Ni une, ni deux, ni trois, Cyril prend contact avec Simplon, une start-up de 2013 qui s’est spécialisée dans la création d’écoles de la seconde chance sur les métiers du numérique. Et, il reprend son bâton de pèlerin en France et en Arménie.

RELQ en grand

Après la recherche de sponsors, Cyril boucle son premier tour de table avec « nos sponsors de la première heure sans qui rien n’aurait été possible. : Amundi-Acba, Armenia Peace Initiative, le Fonds Arménien de France, le G2IA, CCI France Arménie, Hadès Patrimoine, les Régions Ile-de-France et Auvergne-Rhônes-Alpes ».

Depuis son lancement, RELQ a formé près de 200 Arméniens. Son budget annuel ? Il est +/- de 150 000 euros. Mais il risque de doubler dans les prochains mois.

Au sujet des cours, Cyril tient à préciser que « tous nos cours sont on-line.

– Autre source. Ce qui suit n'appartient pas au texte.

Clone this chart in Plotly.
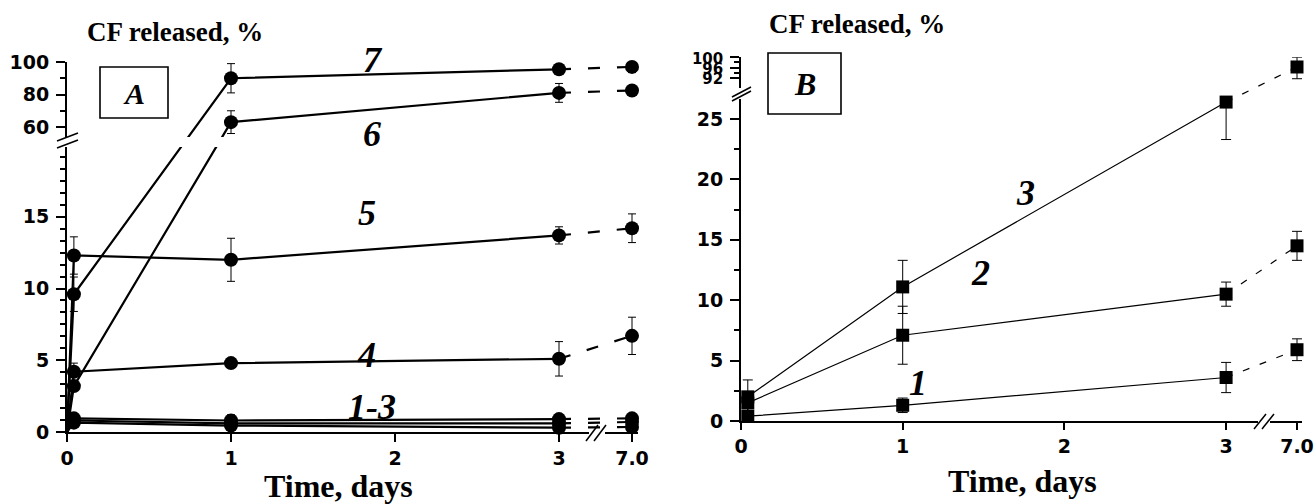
import numpy as np
import plotly.graph_objects as go

W, H = 1315, 504

# ---------------- data : panel A (circles) ----------------
a_time = [0, 0.042, 1, 3, 7]
a_s1 = [0, 0.65, 0.45, 0.30, 0.35]
a_s1_err = [0, 0.1, 0.2, 0.1, 0.1]
a_s2 = [0, 0.80, 0.60, 0.60, 0.70]
a_s2_err = [0, 0.1, 0.3, 0.2, 0.2]
a_s3 = [0, 0.95, 0.80, 0.90, 0.95]
a_s3_err = [0, 0.2, 0.4, 0.2, 0.2]
a_s4 = [0, 4.2, 4.8, 5.1, 6.7]
a_s4_err = [0, 0.6, 0.3, 1.2, 1.3]
a_s5 = [0, 12.3, 12.0, 13.7, 14.2]
a_s5_err = [0, 1.3, 1.5, 0.6, 1.0]
a_s6 = [0, 3.2, 63.0, 81.0, 82.5]
a_s6_err = [0, 0.3, 7.0, 5.8, 1.5]
a_s7 = [0, 9.6, 90.0, 95.5, 97.0]
a_s7_err = [0, 1.2, 9.0, 1.5, 3.5]

# ---------------- data : panel B (squares) ----------------
b_time = [0.042, 1, 3, 7]
b_s1 = [0.4, 1.3, 3.6, 5.9]
b_s1_err = [0.3, 0.6, 1.25, 0.9]
b_s2 = [1.5, 7.1, 10.5, 14.5]
b_s2_err = [0.9, 2.4, 1.0, 1.2]
b_s3 = [2.0, 11.1, 26.4, 96.2]
b_s3_err = [1.4, 2.2, 3.1, 4.6]

# tick labels
x_tick_vals = [0, 1, 2, 3, 7]
x_tick_text = ["0", "1", "2", "3", "7.0"]
a_y_major = [0, 5, 10, 15, 60, 80, 100]
a_y_minor = [k * 5 / 6 for k in range(1, 24) if k % 6 != 0] + [70, 90]
b_y_major = [0, 5, 10, 15, 20, 25, 92, 96, 100]
b_y_minor = [2.5, 7.5, 12.5, 17.5, 22.5, 94, 98]

# ---------------- broken-axis scales ----------------
A_X = [(0, 0), (3, 492), (7, 565)]
A_Y = [(0, 0), (20, 287), (53, 293.6), (100, 370)]
B_X = [(0, 0), (3, 485.1), (7, 556)]
B_Y = [(0, 0), (26.6, 321.3), (89, 335.6), (100, 363.65)]


def scale(vals, pts):
    xs = [p[0] for p in pts]
    ys = [p[1] for p in pts]
    return list(np.interp(np.asarray(vals, dtype=float), xs, ys))


def px(x):
    return x / W


def py(y):
    return 1 - y / H


fig = go.Figure()

SERIF = "Liberation Serif"
SANS = "DejaVu Sans"


def add_series(t, v, e, XS, YS, xa, ya, symbol, lw, dash, size, skip_first, ew):
    xt = scale(t, XS)
    yt = scale(v, YS)
    solid = [i for i, tt in enumerate(t) if tt <= 3]
    dashed = [i for i, tt in enumerate(t) if tt >= 3]
    fig.add_trace(go.Scatter(x=[xt[i] for i in solid], y=[yt[i] for i in solid], mode="lines",
                             line=dict(color="black", width=lw), xaxis=xa, yaxis=ya,
                             hoverinfo="skip"))
    fig.add_trace(go.Scatter(x=[xt[i] for i in dashed], y=[yt[i] for i in dashed], mode="lines",
                             line=dict(color="black", width=lw, dash=dash), xaxis=xa, yaxis=ya,
                             hoverinfo="skip"))
    idx = [i for i in range(len(t)) if not (skip_first and t[i] == 0)]
    up = scale([v[i] + e[i] for i in idx], YS)
    dn = scale([v[i] - e[i] for i in idx], YS)
    ym = [yt[i] for i in idx]
    return dict(x=[xt[i] for i in idx], y=ym,
                plus=[u - m for u, m in zip(up, ym)],
                minus=[m - d for m, d in zip(ym, dn)],
                xa=xa, ya=ya, symbol=symbol, size=size, ew=ew)


markers = []
for v, e in [(a_s1, a_s1_err), (a_s2, a_s2_err), (a_s3, a_s3_err), (a_s4, a_s4_err),
             (a_s5, a_s5_err), (a_s6, a_s6_err), (a_s7, a_s7_err)]:
    markers.append(add_series(a_time, v, e, A_X, A_Y, "x", "y", "circle", 2.2,
                              "12px,17px", 14, True, 4))
for v, e in [(b_s1, b_s1_err), (b_s2, b_s2_err), (b_s3, b_s3_err)]:
    markers.append(add_series(b_time, v, e, B_X, B_Y, "x2", "y2", "square", 1.2,
                              "7px,11px", 13, False, 5))

for m in markers:
    fig.add_trace(go.Scatter(
        x=m["x"], y=m["y"], mode="markers", xaxis=m["xa"], yaxis=m["ya"],
        marker=dict(symbol=m["symbol"], size=m["size"], color="black", line=dict(width=0)),
        error_y=dict(type="data", symmetric=False, array=m["plus"], arrayminus=m["minus"],
                     color="black", thickness=1, width=m["ew"]),
        hoverinfo="skip", cliponaxis=False))

tickfont = dict(family=SANS, size=19, color="black", weight="bold")
axis_common = dict(showline=True, linecolor="black", linewidth=2, showgrid=False,
                   zeroline=False, ticks="outside", tickcolor="black", tickwidth=2,
                   tickfont=tickfont, fixedrange=True, automargin=False)

b_y_text = []
for val in b_y_major:
    if val >= 90:
        b_y_text.append('<span style="font-size:15px">%d</span>' % val)
    else:
        b_y_text.append(str(val))

fig.update_layout(
    width=W, height=H, margin=dict(l=0, r=0, t=0, b=0, pad=0, autoexpand=False),
    paper_bgcolor="white", plot_bgcolor="white", showlegend=False,
    xaxis=dict(domain=[px(67), px(638)], range=[0, 571], anchor="y",
               tickmode="array", tickvals=scale(x_tick_vals, A_X), ticktext=x_tick_text,
               ticklen=8, **axis_common),
    yaxis=dict(domain=[py(432), py(62)], range=[0, 370], anchor="x",
               tickmode="array", tickvals=scale(a_y_major, A_Y),
               ticktext=[str(v) for v in a_y_major], ticklen=9, ticklabelstandoff=3,
               minor=dict(tickmode="array", tickvals=scale(a_y_minor, A_Y), ticklen=5,
                          tickwidth=2, tickcolor="black", ticks="outside"),
               **axis_common),
    xaxis2=dict(domain=[px(741), px(1302)], range=[0, 561], anchor="y2",
                tickmode="array", tickvals=scale(x_tick_vals, B_X), ticktext=x_tick_text,
                ticklen=7, **axis_common),
    yaxis2=dict(domain=[py(421), py(57.3)], range=[0, 363.65], anchor="x2",
                tickmode="array", tickvals=scale(b_y_major, B_Y), ticktext=b_y_text,
                ticklen=9, ticklabelstandoff=3,
                minor=dict(tickmode="array", tickvals=scale(b_y_minor, B_Y), ticklen=5,
                           tickwidth=2, tickcolor="black", ticks="outside"),
                **axis_common),
)

shapes = []


def pline(x0, y0, x1, y1, w=1.5):
    shapes.append(dict(type="line", xref="paper", yref="paper", x0=px(x0), y0=py(y0),
                       x1=px(x1), y1=py(y1), line=dict(color="black", width=w), layer="above"))


def prect(x0, y0, x1, y1, fill="white", lw=0):
    shapes.append(dict(type="rect", xref="paper", yref="paper", x0=px(x0), y0=py(y0),
                       x1=px(x1), y1=py(y1), fillcolor=fill,
                       line=dict(color="black", width=lw), layer="above"))


# label boxes
shapes.append(dict(type="rect", xref="paper", yref="paper", x0=px(100), y0=py(118), x1=px(168),
                   y1=py(67), line=dict(color="black", width=1.6), fillcolor="rgba(0,0,0,0)",
                   layer="above"))
shapes.append(dict(type="rect", xref="paper", yref="paper", x0=px(768), y0=py(114), x1=px(841),
                   y1=py(53), line=dict(color="black", width=1.6), fillcolor="rgba(0,0,0,0)",
                   layer="above"))

# panel A y break
prect(58, 137, 235, 147)
pline(57, 141, 78, 133)
pline(57, 148, 78, 140)
# panel A x break
prect(589, 429.5, 605, 435)
pline(586, 441, 598, 425)
pline(594, 441, 606, 425)
# panel B y break
prect(735, 88, 748, 99)
pline(732, 97, 751, 87)
pline(732, 101, 751, 91)
# panel B x break
prect(1258, 418.5, 1270, 424)
pline(1254, 429, 1266, 414)
pline(1262, 429, 1274, 414)

fig.update_layout(shapes=shapes)

ann = []


def text(x, y, s, size, xanchor="center", italic=False):
    ann.append(dict(xref="paper", yref="paper", x=px(x), y=py(y), text=s, showarrow=False,
                    xanchor=xanchor, yanchor="middle",
                    font=dict(family=SERIF, size=size, color="black",
                              style="italic" if italic else "normal", weight="bold")))


text(85, 32, "CF released, %", 27, xanchor="left")
text(767, 24, "CF released, %", 27, xanchor="left")
text(338, 486, "Time, days", 32)
text(1022, 481, "Time, days", 32)
text(134, 93, "A", 30, italic=True)
text(805, 84, "B", 32, italic=True)

a_labels = ["7", "6", "5", "4", "1-3"]
a_label_pos = [(373, 60), (372, 134), (367, 213), (367, 355), (372, 407)]
for s, (x, y) in zip(a_labels, a_label_pos):
    text(x, y, s, 36, italic=True)

b_labels = ["3", "2", "1"]
b_label_pos = [(1025, 193), (980, 273), (918, 383)]
for s, (x, y) in zip(b_labels, b_label_pos):
    text(x, y, s, 36, italic=True)

fig.update_layout(annotations=ann)

fig.write_html("out.html", config={"displayModeBar": False},
               post_script="document.body.style.margin='0';document.body.style.padding='0';"
                           "document.body.style.overflow='hidden';")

Ils sont animés en live, mais ils sont dispensés on-line ».

Plus précisément, les cours s’étalent sur une durée de 6 mois. Ils sont réalisés en partenariat avec Simplon.co, un réseau international de programmes inclusifs de formation numérique. La formation est diplômante et reconnue BAC+2 en France. Aujourd’hui, 3 cursus sont proposés : en cybersécurité, en data management et en web development.

La plus grande fierté de l’équipe ? Une majorité de femmes par promo et un taux de réussite à l’examen supérieur à 90%.

Comment les aider ? L’équipe recherche de nouveaux sponsors.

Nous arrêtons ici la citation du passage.